How Open floor plans could work.
The open plan only works when no one talks, ever. As such, it’s really only ideal for librarians and computer programmers. Or maybe not:
I am a computer programmer and I have never been able to work without walls. The distractions, visual and aural, are impossible to block out in any sort of an open environment. For years I have worked nights and weekends and even in stairwells just to be able to concentrate.
Open floor plans can work acceptably for small, tight-knit groups if there are a lot of conference rooms and a limited number of employees. (To avoid impeding your employees’ productivity, I’d recommend an employee-to-conference room ratio of approximately 5:1.)

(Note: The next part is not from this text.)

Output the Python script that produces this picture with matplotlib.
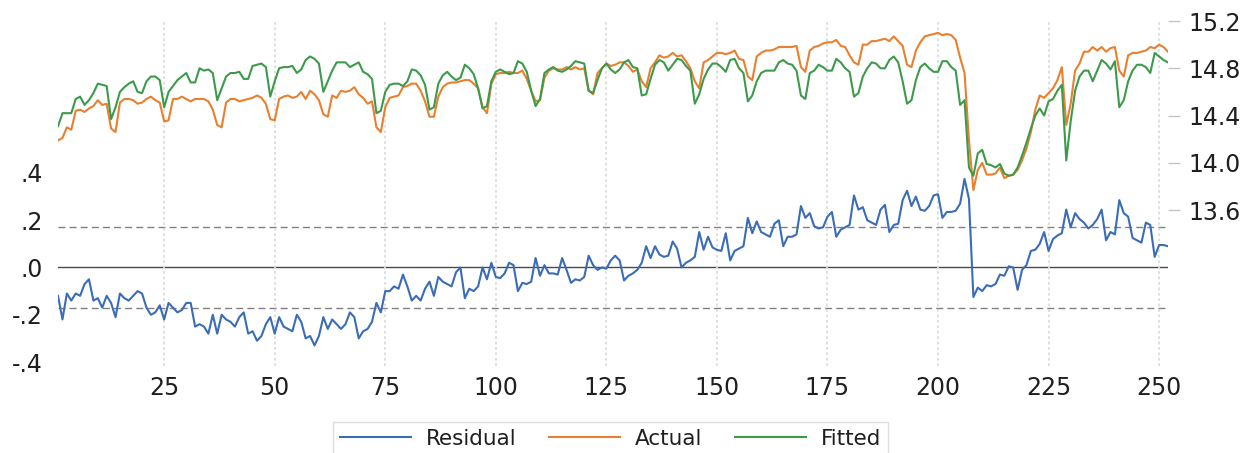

Open floor plans don’t scale.
From my observations, the open plan system breaks down quickly for groups any larger than the Brady Bunch. As your company grows, it quickly becomes counter-productive because — by having both a huge bullpen AND tons of conference rooms — you’re actually using up MORE space than a conventional office arrangement would.
And let’s not discount the very real, psychological advantages of having your own personalized, walled space, even those epitomized by the lowly cubicle:
Cubicles block peripheral vision for a concentrating worker preventing the subliminal detection of threat movement and a massive number of failed attempts to trigger the vision ‘startle reflex.’
In other words, walls help workers focus. And focus, not sociability, leads to productivity. Doesn’t it seem like you’d want to encourage that since productivity is what you’re paying employees for?
Basically, it all comes down to the fact that one solution doesn’t fit all types of work — the Open Plan may “work” for some, but it’s no magic bullet.